Problem details: Report each line of the data that includes the word "code".

Information shown:
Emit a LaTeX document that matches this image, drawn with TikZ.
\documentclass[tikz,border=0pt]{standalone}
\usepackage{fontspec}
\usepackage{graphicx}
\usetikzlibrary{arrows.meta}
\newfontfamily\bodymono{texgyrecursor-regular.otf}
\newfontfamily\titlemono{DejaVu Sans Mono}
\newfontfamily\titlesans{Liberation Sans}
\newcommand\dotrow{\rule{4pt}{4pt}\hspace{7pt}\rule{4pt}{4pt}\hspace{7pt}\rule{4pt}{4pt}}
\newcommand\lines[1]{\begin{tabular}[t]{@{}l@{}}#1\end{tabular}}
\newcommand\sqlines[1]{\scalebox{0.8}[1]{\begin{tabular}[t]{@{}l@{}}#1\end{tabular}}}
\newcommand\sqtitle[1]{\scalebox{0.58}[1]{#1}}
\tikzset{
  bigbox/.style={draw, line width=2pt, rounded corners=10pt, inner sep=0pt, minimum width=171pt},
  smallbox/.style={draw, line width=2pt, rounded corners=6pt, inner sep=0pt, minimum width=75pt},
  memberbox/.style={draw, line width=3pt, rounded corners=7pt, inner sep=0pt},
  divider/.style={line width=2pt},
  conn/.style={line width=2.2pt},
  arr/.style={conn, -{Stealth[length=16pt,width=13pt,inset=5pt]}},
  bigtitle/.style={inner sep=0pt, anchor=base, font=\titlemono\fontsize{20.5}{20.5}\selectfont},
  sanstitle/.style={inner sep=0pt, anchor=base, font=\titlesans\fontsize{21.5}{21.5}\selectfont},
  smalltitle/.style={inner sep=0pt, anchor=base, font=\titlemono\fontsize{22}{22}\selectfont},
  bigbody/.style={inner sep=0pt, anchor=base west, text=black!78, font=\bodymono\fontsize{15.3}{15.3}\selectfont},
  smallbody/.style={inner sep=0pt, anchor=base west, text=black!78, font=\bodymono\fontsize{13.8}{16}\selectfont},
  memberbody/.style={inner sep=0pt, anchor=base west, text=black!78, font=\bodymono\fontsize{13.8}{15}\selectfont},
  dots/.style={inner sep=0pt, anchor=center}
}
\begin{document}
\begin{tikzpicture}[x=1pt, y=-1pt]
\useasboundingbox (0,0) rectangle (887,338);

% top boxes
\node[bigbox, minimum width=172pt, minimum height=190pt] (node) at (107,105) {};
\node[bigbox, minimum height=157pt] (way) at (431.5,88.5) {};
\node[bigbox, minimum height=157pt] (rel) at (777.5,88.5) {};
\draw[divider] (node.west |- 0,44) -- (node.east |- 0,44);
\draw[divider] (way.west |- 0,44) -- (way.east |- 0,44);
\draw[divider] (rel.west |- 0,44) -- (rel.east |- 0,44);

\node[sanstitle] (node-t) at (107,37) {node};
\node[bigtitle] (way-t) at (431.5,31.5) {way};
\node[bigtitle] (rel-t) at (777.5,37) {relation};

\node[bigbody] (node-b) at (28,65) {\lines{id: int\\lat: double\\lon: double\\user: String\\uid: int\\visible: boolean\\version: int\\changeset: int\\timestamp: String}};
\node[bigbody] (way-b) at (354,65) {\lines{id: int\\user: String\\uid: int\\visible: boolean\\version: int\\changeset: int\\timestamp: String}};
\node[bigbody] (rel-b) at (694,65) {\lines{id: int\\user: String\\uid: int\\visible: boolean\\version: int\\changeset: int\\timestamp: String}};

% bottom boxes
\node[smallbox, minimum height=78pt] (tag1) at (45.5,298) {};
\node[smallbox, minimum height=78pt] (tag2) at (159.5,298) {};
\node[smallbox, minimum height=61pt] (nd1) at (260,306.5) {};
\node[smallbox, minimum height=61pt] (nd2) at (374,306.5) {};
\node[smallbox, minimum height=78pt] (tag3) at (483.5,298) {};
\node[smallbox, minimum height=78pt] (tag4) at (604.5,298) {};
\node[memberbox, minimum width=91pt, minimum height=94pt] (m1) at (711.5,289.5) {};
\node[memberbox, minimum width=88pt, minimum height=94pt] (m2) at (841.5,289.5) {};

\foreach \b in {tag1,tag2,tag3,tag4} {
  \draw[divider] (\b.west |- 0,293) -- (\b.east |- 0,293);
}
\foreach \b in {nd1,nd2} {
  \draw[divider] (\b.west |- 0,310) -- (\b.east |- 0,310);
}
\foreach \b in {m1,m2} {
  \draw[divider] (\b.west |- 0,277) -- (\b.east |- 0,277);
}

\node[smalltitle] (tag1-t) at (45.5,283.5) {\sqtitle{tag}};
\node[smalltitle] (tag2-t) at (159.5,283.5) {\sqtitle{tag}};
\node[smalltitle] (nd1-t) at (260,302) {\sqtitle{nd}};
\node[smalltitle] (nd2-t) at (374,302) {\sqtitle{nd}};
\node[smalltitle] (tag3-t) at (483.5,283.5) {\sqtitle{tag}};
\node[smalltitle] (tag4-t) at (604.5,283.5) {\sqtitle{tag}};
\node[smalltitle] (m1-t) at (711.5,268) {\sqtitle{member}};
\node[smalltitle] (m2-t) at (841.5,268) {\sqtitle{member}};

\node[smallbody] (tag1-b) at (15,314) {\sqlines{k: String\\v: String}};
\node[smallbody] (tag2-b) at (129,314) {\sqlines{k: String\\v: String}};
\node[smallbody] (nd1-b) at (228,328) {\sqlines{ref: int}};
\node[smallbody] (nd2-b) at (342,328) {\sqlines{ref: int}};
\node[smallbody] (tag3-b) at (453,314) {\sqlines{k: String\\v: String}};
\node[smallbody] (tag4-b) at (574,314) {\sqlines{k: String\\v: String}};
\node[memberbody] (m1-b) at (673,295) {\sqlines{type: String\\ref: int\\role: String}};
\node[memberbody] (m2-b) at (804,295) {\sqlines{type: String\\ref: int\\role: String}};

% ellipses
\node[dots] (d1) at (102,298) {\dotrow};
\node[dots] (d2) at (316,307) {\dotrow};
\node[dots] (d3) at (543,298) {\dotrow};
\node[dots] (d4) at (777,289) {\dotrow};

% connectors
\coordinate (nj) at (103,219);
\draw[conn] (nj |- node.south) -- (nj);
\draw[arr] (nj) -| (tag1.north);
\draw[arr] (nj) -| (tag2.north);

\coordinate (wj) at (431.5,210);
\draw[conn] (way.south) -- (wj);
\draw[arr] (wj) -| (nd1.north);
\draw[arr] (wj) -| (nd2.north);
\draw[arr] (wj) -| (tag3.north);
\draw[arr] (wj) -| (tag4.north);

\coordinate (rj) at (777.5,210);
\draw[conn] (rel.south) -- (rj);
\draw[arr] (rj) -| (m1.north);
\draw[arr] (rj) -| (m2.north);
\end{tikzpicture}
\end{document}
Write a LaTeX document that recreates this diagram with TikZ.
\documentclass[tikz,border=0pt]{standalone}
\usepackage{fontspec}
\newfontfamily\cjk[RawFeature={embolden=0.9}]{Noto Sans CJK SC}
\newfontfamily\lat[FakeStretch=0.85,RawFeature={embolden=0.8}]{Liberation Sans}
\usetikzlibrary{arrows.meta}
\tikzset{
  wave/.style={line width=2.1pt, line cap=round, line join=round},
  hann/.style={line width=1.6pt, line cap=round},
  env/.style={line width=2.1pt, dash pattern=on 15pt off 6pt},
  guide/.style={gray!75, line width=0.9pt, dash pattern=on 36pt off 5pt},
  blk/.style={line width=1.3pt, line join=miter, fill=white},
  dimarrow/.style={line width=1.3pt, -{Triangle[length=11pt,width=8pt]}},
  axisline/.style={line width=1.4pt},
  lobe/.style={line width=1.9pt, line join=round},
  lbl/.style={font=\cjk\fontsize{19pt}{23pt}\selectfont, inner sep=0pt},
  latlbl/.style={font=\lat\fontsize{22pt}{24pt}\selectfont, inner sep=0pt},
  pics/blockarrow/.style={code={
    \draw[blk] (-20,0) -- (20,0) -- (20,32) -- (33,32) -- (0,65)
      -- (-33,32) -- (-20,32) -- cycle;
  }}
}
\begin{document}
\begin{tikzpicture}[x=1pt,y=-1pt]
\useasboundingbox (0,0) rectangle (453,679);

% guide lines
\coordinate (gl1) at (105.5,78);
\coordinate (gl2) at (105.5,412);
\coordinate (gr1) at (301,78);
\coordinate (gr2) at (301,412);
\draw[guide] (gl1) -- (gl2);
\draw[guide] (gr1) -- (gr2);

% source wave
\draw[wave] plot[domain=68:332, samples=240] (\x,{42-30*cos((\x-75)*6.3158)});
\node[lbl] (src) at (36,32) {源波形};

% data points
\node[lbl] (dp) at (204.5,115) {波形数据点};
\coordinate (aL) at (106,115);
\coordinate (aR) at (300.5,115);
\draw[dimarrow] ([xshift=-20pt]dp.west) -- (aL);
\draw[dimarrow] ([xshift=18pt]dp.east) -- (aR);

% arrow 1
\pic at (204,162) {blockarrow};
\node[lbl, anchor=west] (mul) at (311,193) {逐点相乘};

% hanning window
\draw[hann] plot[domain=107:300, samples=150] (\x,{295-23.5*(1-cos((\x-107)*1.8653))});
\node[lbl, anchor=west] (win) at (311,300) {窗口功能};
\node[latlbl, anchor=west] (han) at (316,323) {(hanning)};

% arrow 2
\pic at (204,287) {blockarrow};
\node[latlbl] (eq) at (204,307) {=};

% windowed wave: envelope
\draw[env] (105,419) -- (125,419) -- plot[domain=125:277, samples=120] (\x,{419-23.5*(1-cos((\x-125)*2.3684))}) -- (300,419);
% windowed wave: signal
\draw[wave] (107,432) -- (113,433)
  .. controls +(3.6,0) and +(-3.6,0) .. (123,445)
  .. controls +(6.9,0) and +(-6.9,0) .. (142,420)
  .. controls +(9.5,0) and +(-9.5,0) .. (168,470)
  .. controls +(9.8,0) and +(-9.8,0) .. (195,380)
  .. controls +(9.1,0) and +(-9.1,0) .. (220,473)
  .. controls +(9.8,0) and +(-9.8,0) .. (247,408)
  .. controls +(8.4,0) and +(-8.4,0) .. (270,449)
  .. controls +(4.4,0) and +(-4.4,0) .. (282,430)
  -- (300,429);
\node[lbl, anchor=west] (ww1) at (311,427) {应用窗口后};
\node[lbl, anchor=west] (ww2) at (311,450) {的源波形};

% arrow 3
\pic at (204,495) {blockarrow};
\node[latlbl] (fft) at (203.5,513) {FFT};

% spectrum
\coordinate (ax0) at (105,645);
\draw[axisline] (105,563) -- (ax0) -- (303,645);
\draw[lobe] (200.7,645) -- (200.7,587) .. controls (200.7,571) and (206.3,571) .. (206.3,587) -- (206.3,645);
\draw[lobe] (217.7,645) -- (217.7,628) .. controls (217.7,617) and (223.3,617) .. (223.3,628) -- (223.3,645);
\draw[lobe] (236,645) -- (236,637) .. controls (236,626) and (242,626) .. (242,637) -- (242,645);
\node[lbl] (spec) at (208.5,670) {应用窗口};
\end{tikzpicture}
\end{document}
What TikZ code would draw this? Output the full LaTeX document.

Output for this task:
  pics/blockarrow/.style={code={
What TikZ code would draw this? Output the full LaTeX document.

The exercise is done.